Caltech Question of the Month: Is it true that photosynthesis occurs in the ocean and supplies much of the oxygen we breathe on Earth?
Submitted by Hope McCallister, West Covina, California.
Answered by Jenn Fletcher, research fellow in biology, Caltech.
Photosynthesis occurs in the ocean in tiny, single-celled plants called phytoplankton. Phytoplankton lie at the bottom of the oceanic food chain. They are eaten by tiny marine animals such as krill, a shrimplike organism, which are in turn eaten by other sea animals. There are two main types of phytoplankton, diatoms and dinoflagellates, which lend a green, yellow, or even reddish tint to the water. There are literally billions of phytoplankton living in the oceans—one milliliter of seawater contains hundreds of thousands or even millions of phytoplankton. A single phytoplankton is so small that one hundred of them could be lined up end to end across a single blade of grass.
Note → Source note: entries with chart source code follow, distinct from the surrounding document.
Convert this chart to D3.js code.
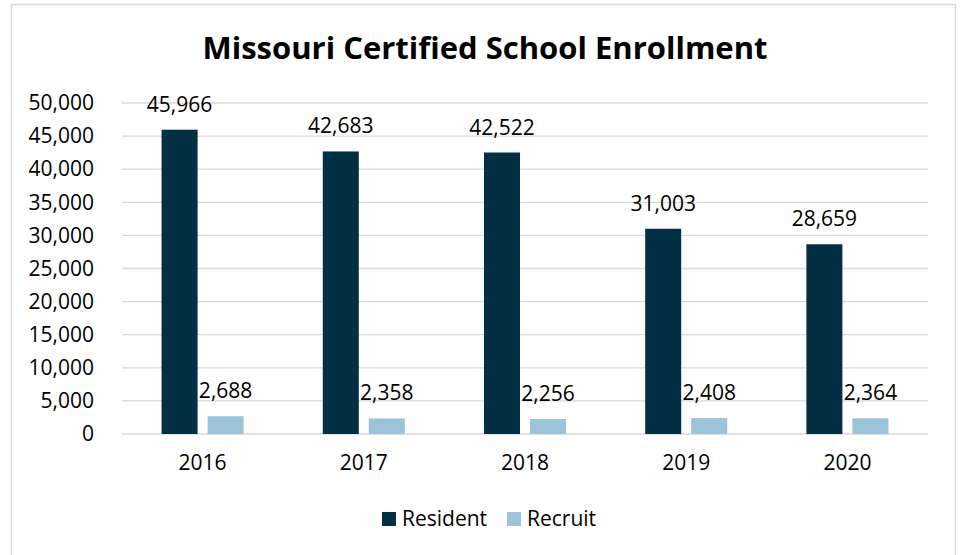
<!DOCTYPE html>
<html>
<head>
<meta charset="utf-8">
<script src="https://cdn.jsdelivr.net/npm/d3@7"></script>
<style>
  body { margin: 0; background: #fff; }
  text { font-family: "Open Sans", sans-serif; fill: #000; }
</style>
</head>
<body>
<div id="chart"></div>
<script>
let years = ['2016', '2017', '2018', '2019', '2020'];
let series = ['Resident', 'Recruit'];
let resident = [45966, 42683, 42522, 31003, 28659];
let recruit = [2688, 2358, 2256, 2408, 2364];
let yTicks = [0, 5000, 10000, 15000, 20000, 25000, 30000, 35000, 40000, 45000, 50000];
let title = 'Missouri Certified School Enrollment';

let width = 962;
let height = 555;

let margin = {
  top: 103,
  right: 34,
  bottom: 121,
  left: 122
};

let colors = {Resident: '#032f45', Recruit: '#9bc3d9'};

let data = years.map((y, i) => ({year: y, Resident: resident[i], Recruit: recruit[i]}));

// 年份分组
let x0 = d3.scaleBand()
  .domain(years)
  .range([margin.left, width - margin.right])
  .paddingInner(0.491)
  .paddingOuter(0.2455);

// 组内系列
let x1 = d3.scaleBand()
  .domain(series)
  .range([0, x0.bandwidth()])
  .paddingInner(10 / 46);

let y = d3.scaleLinear()
  .domain([0, 50000])
  .range([height - margin.bottom, margin.top]);

let fmt = d3.format(',');

const svg = d3.select('#chart').append('svg')
  .attr('width', width)
  .attr('height', height);

// 外框
svg.append('rect')
  .attr('x', 11.5)
  .attr('y', 4.5)
  .attr('width', 944)
  .attr('height', 560)
  .attr('fill', '#fff')
  .attr('stroke', '#d9d9d9')
  .attr('stroke-width', 1.5);

svg.append('text')
  .attr('x', 485)
  .attr('y', 59)
  .attr('text-anchor', 'middle')
  .attr('font-size', 31)
  .attr('font-weight', 'bold')
  .text(title);

// 网格线
svg.append('g')
  .selectAll('line')
  .data(yTicks)
  .join('line')
  .attr('x1', margin.left)
  .attr('x2', width - margin.right)
  .attr('y1', d => y(d))
  .attr('y2', d => y(d))
  .attr('stroke', '#d9d9d9')
  .attr('stroke-width', 1.3);

// y轴
svg.append('g')
  .attr('transform', `translate(94, 0)`)
  .call(d3.axisLeft(y).tickValues(yTicks).tickFormat(fmt).tickSize(0).tickPadding(0))
  .call(g => g.select('.domain').remove())
  .call(g => g.selectAll('text')
    .attr('font-family', '"Open Sans", sans-serif')
    .attr('font-size', 21)
    .attr('fill', '#000'));

// x轴
svg.append('g')
  .attr('transform', `translate(0, ${height - margin.bottom})`)
  .call(d3.axisBottom(x0).tickSize(0).tickPadding(21))
  .call(g => g.select('.domain').remove())
  .call(g => g.selectAll('text')
    .attr('font-family', '"Open Sans", sans-serif')
    .attr('font-size', 21)
    .attr('fill', '#000'));

let groups = svg.append('g')
  .selectAll('g')
  .data(data)
  .join('g')
  .attr('transform', d => `translate(${x0(d.year)}, 0)`);

groups.selectAll('rect')
  .data(d => series.map(s => ({key: s, value: d[s]})))
  .join('rect')
  .attr('x', d => x1(d.key))
  .attr('y', d => y(d.value))
  .attr('width', x1.bandwidth())
  .attr('height', d => y(0) - y(d.value))
  .attr('fill', d => colors[d.key]);

groups.selectAll('text.label')
  .data(d => series.map(s => ({key: s, value: d[s]})))
  .join('text')
  .attr('class', 'label')
  .attr('x', d => x1(d.key) + x1.bandwidth() / 2)
  .attr('y', d => y(d.value) - 18)
  .attr('text-anchor', 'middle')
  .attr('font-size', 21)
  .text(d => fmt(d.value));

// 图例
let legend = svg.append('g')
  .selectAll('g')
  .data(series)
  .join('g')
  .attr('transform', (d, i) => `translate(${[382, 507][i]}, 512)`);

legend.append('rect')
  .attr('width', 14)
  .attr('height', 14)
  .attr('fill', d => colors[d]);

legend.append('text')
  .attr('x', 20)
  .attr('y', 14)
  .attr('font-size', 21)
  .text(d => d);
</script>
</body>
</html>
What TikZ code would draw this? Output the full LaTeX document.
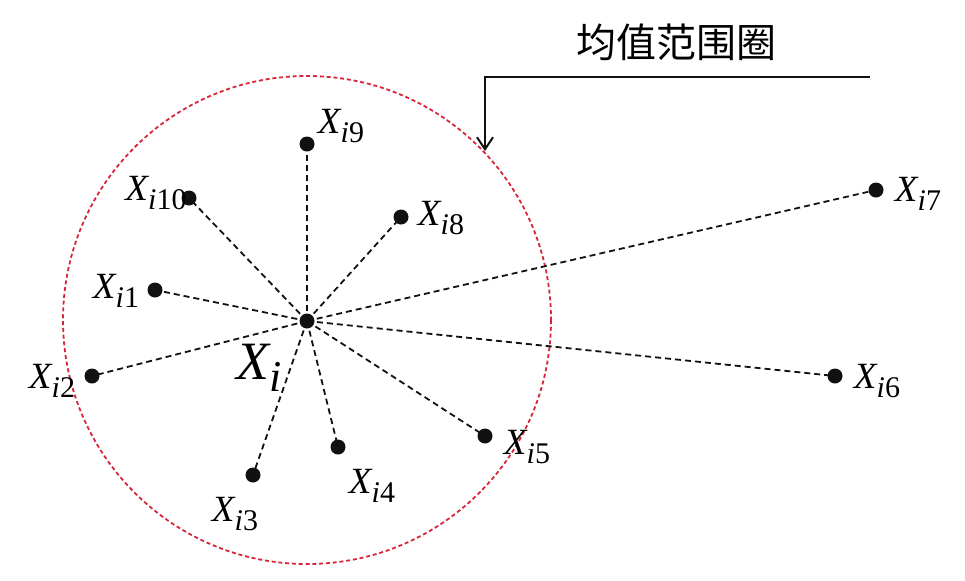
\documentclass[tikz,border=0pt]{standalone}
\usepackage{fontspec}
\setmainfont{Liberation Serif}
\newfontfamily\cjk{Noto Sans CJK SC}
\usepackage{tikz}
\usetikzlibrary{arrows.meta,positioning}
\definecolor{ringred}{HTML}{D8253A}
\definecolor{inkblack}{HTML}{111111}
\newcommand{\xsub}[1]{\textit{X}\kern-0.5pt\raisebox{-0.5ex}{\fontsize{15}{16}\selectfont\textit{i}#1}}
\tikzset{
  dot/.style={circle, fill=inkblack, inner sep=0pt, minimum size=7.5pt},
  spoke/.style={draw=inkblack, line width=.9pt, dash pattern=on 3pt off 2pt},
  ring/.style={draw=ringred, line width=.9pt, dash pattern=on 2pt off 1.4pt},
  callout/.style={draw=inkblack, line width=1pt, -{Straight Barb[length=6pt,width=8pt]}},
  lbl/.style={font=\fontsize{18.5}{20}\selectfont, inner sep=1pt},
  biglbl/.style={font=\fontsize{27}{29}\selectfont, inner sep=1pt}
}
\begin{document}
\begin{tikzpicture}[x=0.5pt,y=-0.5pt]
  \useasboundingbox (0,0) rectangle (965,580);

  % range circle
  \coordinate (ctr) at (307,320);
  \draw[ring] (ctr) circle[radius=244];

  % sample points
  \node[dot] (xi) at (307,321) {};
  \node[dot] (p1) at (155,290) {};
  \node[dot] (p2) at (92,376) {};
  \node[dot] (p3) at (253,475) {};
  \node[dot] (p4) at (338,447) {};
  \node[dot] (p5) at (485,436) {};
  \node[dot] (p6) at (835,376) {};
  \node[dot] (p7) at (876,190) {};
  \node[dot] (p8) at (401,217) {};
  \node[dot] (p9) at (307,144) {};
  \node[dot] (p10) at (189,198) {};

  % labels
  \node[biglbl] (lxi) at (259,368) {\textit{X}\kern-1pt\raisebox{-0.5ex}{\fontsize{22}{23}\selectfont\textit{i}}};
  \node[lbl] (l1) at (116,291) {\xsub{1}};
  \node[lbl] (l2) at (52,381) {\xsub{2}};
  \node[lbl] (l3) at (235,514) {\xsub{3}};
  \node[lbl] (l4) at (372,486) {\xsub{4}};
  \node[lbl] (l5) at (527,447) {\xsub{5}};
  \node[lbl] (l6) at (877,381) {\xsub{6}};
  \node[lbl] (l7) at (918,194) {\xsub{7}};
  \node[lbl] (l8) at (441,218) {\xsub{8}};
  \node[lbl] (l9) at (341,126) {\xsub{9}};
  \node[lbl] (l10) at (156,193) {\xsub{10}};

  % spokes
  \foreach \k in {1,...,10}
    \draw[spoke] (xi.center) -- (p\k.center);

  % title and pointer
  \node[font=\cjk\fontsize{20}{22}\selectfont] (title) at (676,42) {均值范围圈};
  \coordinate (cs) at (870,77);
  \coordinate (ce) at (485,151);
  \draw[callout] (cs) -| (ce);
\end{tikzpicture}
\end{document}
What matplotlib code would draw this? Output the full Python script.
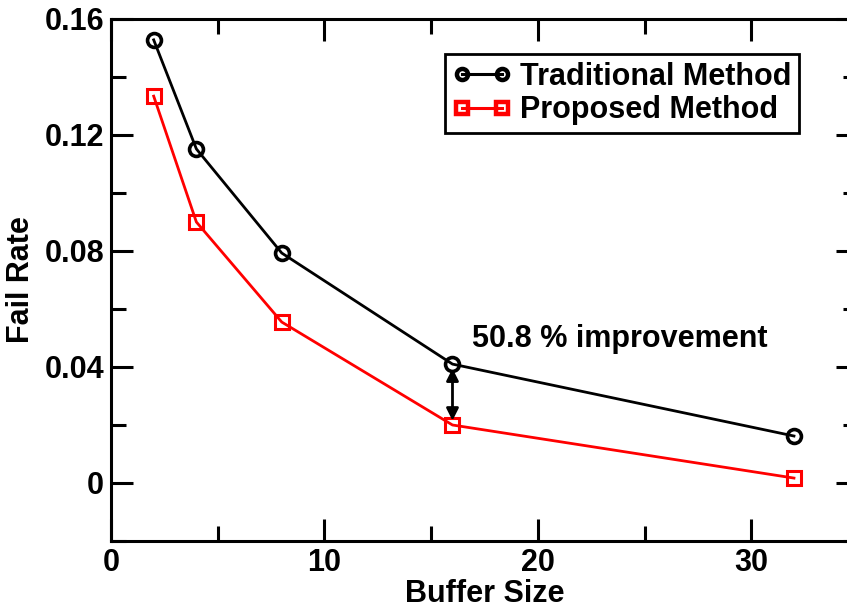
import matplotlib
matplotlib.use("Agg")
import matplotlib.pyplot as plt
from matplotlib.ticker import MultipleLocator, FixedFormatter, FixedLocator

plt.rcParams['font.family'] = ['Liberation Sans', 'DejaVu Sans']
plt.rcParams['font.weight'] = 'bold'

buffer_sizes = [2, 4, 8, 16, 32]
traditional = [0.1528, 0.1152, 0.0793, 0.0410, 0.0162]
proposed = [0.1334, 0.0900, 0.0555, 0.0200, 0.0017]
y_ticks = [0, 0.04, 0.08, 0.12, 0.16]
y_tick_labels = ["0", "0.04", "0.08", "0.12", "0.16"]
x_ticks = [0, 10, 20, 30]
x_tick_labels = ["0", "10", "20", "30"]

W, H = 847, 610
fig = plt.figure(figsize=(W / 100, H / 100), dpi=100)
left, right, top, bottom = 111, 858, 19, 541
ax = fig.add_axes([left / W, 1 - bottom / H, (right - left) / W, (bottom - top) / H])

ax.plot(buffer_sizes, traditional, color='black', lw=2.0, marker='o', ms=10,
        mfc='none', mec='black', mew=2.6, label='Traditional Method', clip_on=False)
ax.plot(buffer_sizes, proposed, color='red', lw=2.0, marker='s', ms=10,
        mfc='none', mec='red', mew=2.2, label='Proposed Method', clip_on=False)

ax.set_xlim(0, 35)
ax.set_ylim(-0.02, 0.16)

ax.xaxis.set_major_locator(FixedLocator(x_ticks))
ax.xaxis.set_major_formatter(FixedFormatter(x_tick_labels))
ax.xaxis.set_minor_locator(MultipleLocator(5))
ax.yaxis.set_major_locator(FixedLocator(y_ticks))
ax.yaxis.set_major_formatter(FixedFormatter(y_tick_labels))
ax.yaxis.set_minor_locator(MultipleLocator(0.02))

ax.tick_params(which='both', direction='in', top=True, right=True, width=2.2)
ax.tick_params(which='major', length=16, labelsize=22, pad=5)
ax.tick_params(which='minor', length=11)
for s in ax.spines.values():
    s.set_linewidth(2.2)

ax.set_xlabel('Buffer Size', fontsize=22, fontweight='bold', labelpad=1)
ax.set_ylabel('Fail Rate', fontsize=22, fontweight='bold', labelpad=6)

ax.annotate('', xy=(16, 0.0215), xytext=(16, 0.0395),
            arrowprops=dict(arrowstyle='<|-|>', color='black', lw=2,
                            mutation_scale=18, shrinkA=0, shrinkB=0))
ax.text(16.9, 0.0495, '50.8 % improvement', fontsize=22, fontweight='bold',
        ha='left', va='center')

leg = ax.legend(loc='upper left', bbox_to_anchor=((445 - left) / (right - left), 1 - (54 - top) / (bottom - top)),
                fontsize=22, frameon=True, fancybox=False, edgecolor='black',
                borderpad=0.25, handlelength=1.9, handletextpad=0.3, labelspacing=0.12,
                borderaxespad=0, numpoints=2, markerscale=0.8, framealpha=1)
leg.get_frame().set_linewidth(2)
for h in leg.legend_handles:
    h.set_markeredgewidth(3.2)
    h.set_linewidth(2.2)

fig.savefig('out.png', dpi=100)
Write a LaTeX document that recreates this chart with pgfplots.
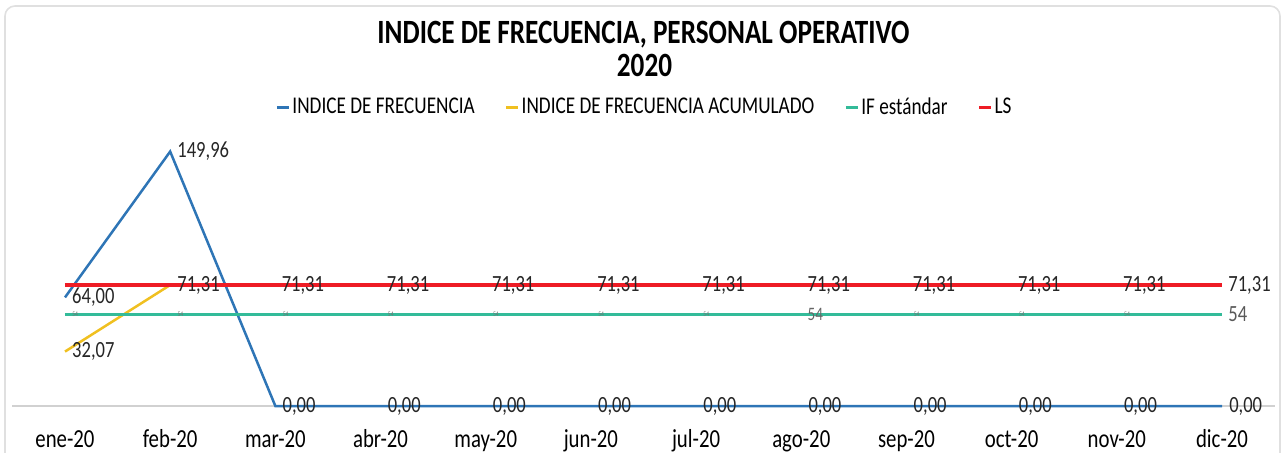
\documentclass[border=0pt]{standalone}
\usepackage{pgfplots}
\pgfplotsset{compat=1.18}
\usepackage{fontspec}
\setmainfont{Carlito}[FakeStretch=0.8]
\definecolor{cblue}{HTML}{2E75B6}
\definecolor{cyellow}{HTML}{F0C020}
\definecolor{cteal}{HTML}{33BB99}
\definecolor{cred}{HTML}{EE1C25}
\newcommand{\labfont}{\fontsize{11.6}{13}\selectfont}
\begin{document}
\begin{tikzpicture}
\draw[black!12, line width=0.8pt, rounded corners=5pt] (2.5pt,-10pt) -- (2.5pt,223pt) -- (640pt,223pt) -- (640pt,-10pt);
\begin{axis}[
  at={(6.2pt,23pt)}, anchor=south west, scale only axis,
  width=631.1pt, height=135.75pt,
  xmin=-0.5, xmax=11.5, ymin=0, ymax=160,
  axis x line*=bottom, axis y line=none,
  x axis line style={black!18, line width=0.8pt, -},
  xtick={0,1,2,3,4,5,6,7,8,9,10,11},
  xticklabels={ene-20,feb-20,mar-20,abr-20,may-20,jun-20,jul-20,ago-20,sep-20,oct-20,nov-20,dic-20},
  major tick length=0pt,
  xticklabel style={anchor=base, yshift=-20.5pt, font=\fontsize{13}{15}\selectfont, text=black},
  clip=false,
  legend style={at={(0.5,1.0994)}, anchor=center, draw=none, fill=none,
    font=\fontsize{12}{14}\selectfont, legend columns=4, inner sep=0pt,
    nodes={inner sep=0pt},
    /tikz/every odd column/.append style={column sep=1pt},
    /tikz/every even column/.append style={column sep=15pt}},
  legend image code/.code={\draw[#1, line width=1.5pt] (0pt,0pt) -- (6pt,0pt);},
  every node near coord/.append style={anchor=west, inner sep=0pt, xshift=3pt, font=\labfont, text=black!85},
  /pgf/number format/.cd, fixed, fixed zerofill, precision=2, use comma, assume math mode=true,
]
\addplot[cblue, line width=1.25pt, nodes near coords] coordinates {
  (0,64.00) (1,149.96) (2,0) (3,0) (4,0) (5,0) (6,0) (7,0) (8,0) (9,0) (10,0) (11,0)};
\addlegendentry{INDICE DE FRECUENCIA}
\addplot[cyellow, line width=1.25pt, nodes near coords] coordinates {
  (0,32.07) (1,71.31)};
\addlegendentry{INDICE DE FRECUENCIA ACUMULADO}
\addplot[cteal, line width=1.4pt] coordinates {
  (0,54) (1,54) (2,54) (3,54) (4,54) (5,54) (6,54) (7,54) (8,54) (9,54) (10,54) (11,54)};
\addlegendentry{IF estándar}
\addplot[cred, line width=1.6pt] coordinates {
  (0,71.31) (1,71.31) (2,71.31) (3,71.31) (4,71.31) (5,71.31) (6,71.31) (7,71.31) (8,71.31) (9,71.31) (10,71.31) (11,71.31)};
\addlegendentry{LS}
% red labels
\addplot[draw=none, forget plot, nodes near coords] coordinates {
  (2,71.31) (3,71.31) (4,71.31) (5,71.31) (6,71.31) (7,71.31) (8,71.31) (9,71.31) (10,71.31) (11,71.31)};
% teal tiny labels
\addplot[draw=none, forget plot, nodes near coords={\pgfmathprintnumber[precision=0,fixed zerofill=false]{\pgfplotspointmeta}},
  every node near coord/.append style={font=\fontsize{3.5}{4}\selectfont, text=black!55, xshift=0.5pt}] coordinates {
  (0,54) (1,54) (2,54) (3,54) (4,54) (5,54) (6,54) (8,54) (9,54) (10,54)};
\addplot[draw=none, forget plot, nodes near coords={\pgfmathprintnumber[precision=0,fixed zerofill=false]{\pgfplotspointmeta}},
  every node near coord/.append style={font=\fontsize{9.5}{10}\selectfont, text=black!60}] coordinates {(7,54)};
\addplot[draw=none, forget plot, nodes near coords={\pgfmathprintnumber[precision=0,fixed zerofill=false]{\pgfplotspointmeta}},
  every node near coord/.append style={text=black!65}] coordinates {(11,54)};
\end{axis}
\node[anchor=base, font=\bfseries\fontsize{17}{19}\selectfont] at (321.75pt,204.3pt) {INDICE DE FRECUENCIA, PERSONAL OPERATIVO};
\node[anchor=base, font=\bfseries\fontsize{17}{19}\selectfont] at (322.25pt,187.7pt) {2020};
\pgfresetboundingbox
\useasboundingbox (0,0) rectangle (643.5pt,226pt);
\end{tikzpicture}
\end{document}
Although the average depth of the ocean is over 200 meters, almost all phytoplankton live in the top 10 meters, floating in the sunlit waters near the surface like a thin skin spread over the seas. Fueled by the energy of sunlight, phytoplankton use their chlorophyll to convert carbon dioxide and water into a simple, sugary food on which they survive. Like other plants, phytoplankton give off oxygen as a byproduct of photosynthesis. It has been estimated that phytoplankton drifting in the ocean currents indeed account for much of the world's oxygen.